Schema Evolution: YugabyteDB handles schema changes smoothly, which reduces friction when evolving your data model in real-time systems that rely on CDC.

Implementing CDC: Spring Boot, Debezium Embedded, and YugabyteDB in Action

There are a few steps to follow when implementing CDC with Spring Boot, Debezium’s embedded engine, and YugabyteDB.

First, you need to include the necessary Debezium dependencies. This includes adding the debezium-api, debezium-embedded, and the specific connector for YugabyteDB to the project’s dependency management file.

Implementing CDC: Spring Boot, Debezium Embedded, and YugabyteDB in Action

Prerequisites

Before you begin, ensure you have the following installed:

Java Development Kit (JDK) 21 or higher: Download JDK
Apache Maven: Download Maven
Git: Install Git
YugabyteDB Debezium Connector

Step 1: Clone the Repository

git clone https://github.com/srinivasa-vasu/spring-boot-cdc-stream.git
cd spring-boot-cdc-stream

Step 2: Install the YugabyteDB Debezium Connector

# download ybdb connector
wget https://github.com/yugabyte/debezium/releases/download/dz.2.5.2.yb.2024.2.3/debezium-connector-yugabytedb-dz.2.5.2.yb.2024.2.3-jar-with-dependencies.jar

# create ybdb pom
cat > debezium-yugabyte-2.5.2.Final.pom << EOF
<project xmlns="http://maven.apache.org/POM/4.0.0" 
         xmlns:xsi="http://www.w3.org/2001/XMLSchema-instance"
         xsi:schemaLocation="http://maven.apache.org/POM/4.0.0 
                             http://maven.apache.org/xsd/maven-4.0.0.xsd">
    <modelVersion>4.0.0</modelVersion>
    <groupId>io.debezium</groupId>
    <artifactId>debezium-yugabyte</artifactId>
    <version>2.5.2.Final</version>
    <description>YugabyteDB Debezium Connector</description>
    <packaging>jar</packaging>
</project>
EOF

# install connector to the local repo
mvn install:install-file \  -Dfile=debezium-connector-yugabytedb-dz.2.5.2.yb.2024.2.3-jar-with-dependencies.jar \
  -DpomFile=debezium-yugabyte-2.5.2.Final.pom \
  -DgroupId=io.debezium \
  -DartifactId=debezium-yugabyte \
  -Dversion=2.5.2.Final \
  -Dpackaging=jar

Step 3: Set Up Source and Target Databases

Follow the official YugabyteDB Quick Start Guide to set up a local cluster.
Ensure that both databases are accessible and that you have the necessary credentials.

Step 4: Configure the Application

Update the application-[profile].yml file located in src/main/resources/ with producer, consumer, and datasource connection details.
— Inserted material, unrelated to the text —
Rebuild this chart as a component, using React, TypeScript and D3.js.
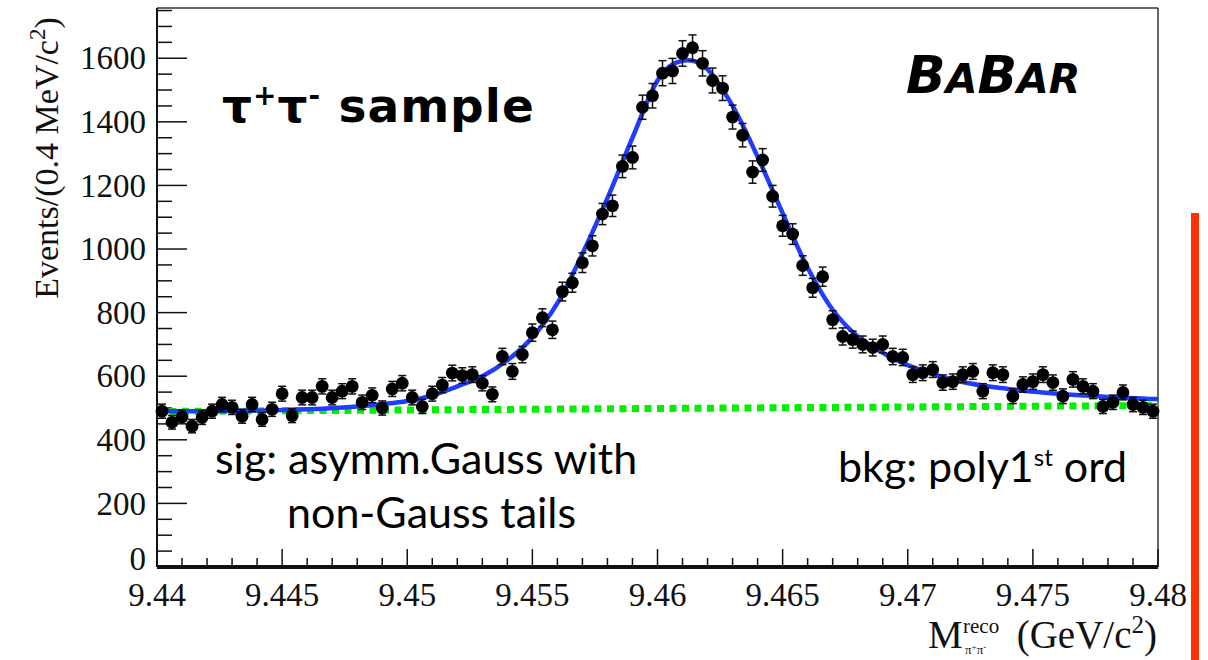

Step 5: Build and Run the Application

mvn -DskipTests -Dspring-boot.run.profiles=[REPLACE_PROFILE] clean install

mvn -DskipTests -Dspring-boot.run.profiles=[REPLACE_PROFILE] spring-boot:run

Step 6: Verify CDC Functionality

To test the CDC pipeline: Insert or update data in the source database.

You can check out the complete source code on GitHub. The project is designed to be extensible, and you can customize the CDC pipeline to suit your specific needs.

Conclusion

Implementing CDC using Spring Boot, Debezium’s embedded engine, and YugabyteDB offers a compelling strategy for real-time data synchronization without the complexities of a dedicated middleware like Kafka.
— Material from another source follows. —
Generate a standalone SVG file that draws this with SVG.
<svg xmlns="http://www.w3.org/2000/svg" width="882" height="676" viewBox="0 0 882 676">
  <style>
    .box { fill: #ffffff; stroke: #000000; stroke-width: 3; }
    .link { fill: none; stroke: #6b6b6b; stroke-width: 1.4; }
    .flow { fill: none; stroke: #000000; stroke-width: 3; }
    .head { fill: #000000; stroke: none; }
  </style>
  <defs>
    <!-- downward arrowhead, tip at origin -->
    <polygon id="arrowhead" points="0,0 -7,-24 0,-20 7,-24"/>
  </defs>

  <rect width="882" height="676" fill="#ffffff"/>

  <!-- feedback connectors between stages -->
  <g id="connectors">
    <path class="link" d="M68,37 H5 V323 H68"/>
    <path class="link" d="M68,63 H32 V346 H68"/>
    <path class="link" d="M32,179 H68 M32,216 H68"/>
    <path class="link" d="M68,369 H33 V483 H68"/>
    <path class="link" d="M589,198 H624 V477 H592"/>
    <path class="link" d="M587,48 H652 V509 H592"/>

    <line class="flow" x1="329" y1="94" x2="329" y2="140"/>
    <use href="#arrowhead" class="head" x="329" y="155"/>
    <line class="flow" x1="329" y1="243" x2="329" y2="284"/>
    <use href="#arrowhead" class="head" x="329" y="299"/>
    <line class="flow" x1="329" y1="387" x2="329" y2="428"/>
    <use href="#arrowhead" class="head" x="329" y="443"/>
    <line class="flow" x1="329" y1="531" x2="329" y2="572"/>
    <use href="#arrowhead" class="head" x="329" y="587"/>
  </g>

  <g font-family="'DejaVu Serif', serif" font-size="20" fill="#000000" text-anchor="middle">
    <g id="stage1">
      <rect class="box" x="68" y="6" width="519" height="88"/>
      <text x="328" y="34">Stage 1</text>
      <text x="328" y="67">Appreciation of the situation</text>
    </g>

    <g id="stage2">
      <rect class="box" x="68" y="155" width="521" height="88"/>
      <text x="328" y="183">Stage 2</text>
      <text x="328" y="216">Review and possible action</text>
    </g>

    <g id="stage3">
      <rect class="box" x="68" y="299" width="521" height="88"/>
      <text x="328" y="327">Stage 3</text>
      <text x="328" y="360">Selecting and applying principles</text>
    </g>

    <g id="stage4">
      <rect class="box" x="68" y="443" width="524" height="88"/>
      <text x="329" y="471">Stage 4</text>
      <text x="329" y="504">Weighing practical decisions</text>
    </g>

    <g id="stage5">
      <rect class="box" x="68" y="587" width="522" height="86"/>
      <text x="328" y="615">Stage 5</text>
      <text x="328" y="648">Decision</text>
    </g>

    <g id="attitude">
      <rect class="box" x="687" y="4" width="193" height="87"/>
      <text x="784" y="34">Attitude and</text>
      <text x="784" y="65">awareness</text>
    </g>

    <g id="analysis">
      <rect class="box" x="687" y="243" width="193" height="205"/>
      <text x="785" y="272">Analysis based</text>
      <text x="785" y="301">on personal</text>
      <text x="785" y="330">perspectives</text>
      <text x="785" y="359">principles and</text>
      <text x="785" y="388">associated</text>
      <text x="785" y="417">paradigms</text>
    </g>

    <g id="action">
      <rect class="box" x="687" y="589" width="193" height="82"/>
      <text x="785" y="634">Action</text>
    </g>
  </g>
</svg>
This approach provides several advantages, including architecture simplicity and deployment, reduced operational overheads, direct integration of change events within the application logic, and the ability to leverage YugabyteDB’s strong compatibility with PostgreSQL.

YugabyteDB’s PostgreSQL compatibility is critical in making this approach accessible and efficient for a wide range of tools, particularly those that already support PostgreSQL as a source or target.

This middleware-less approach offers considerable benefits for specific use cases, however, your choice of CDC strategy should always be driven by the particular requirements of your application. Factors such as high scalability requirements, robust fault tolerance, broad event distribution, and integration with a diverse range of external systems will influence whether this direct integration is the most suitable solution.

For scenarios that value simplicity, low latency, and reduced operational complexity, this embedded approach provides a powerful and efficient method of achieving real-time data synchronization.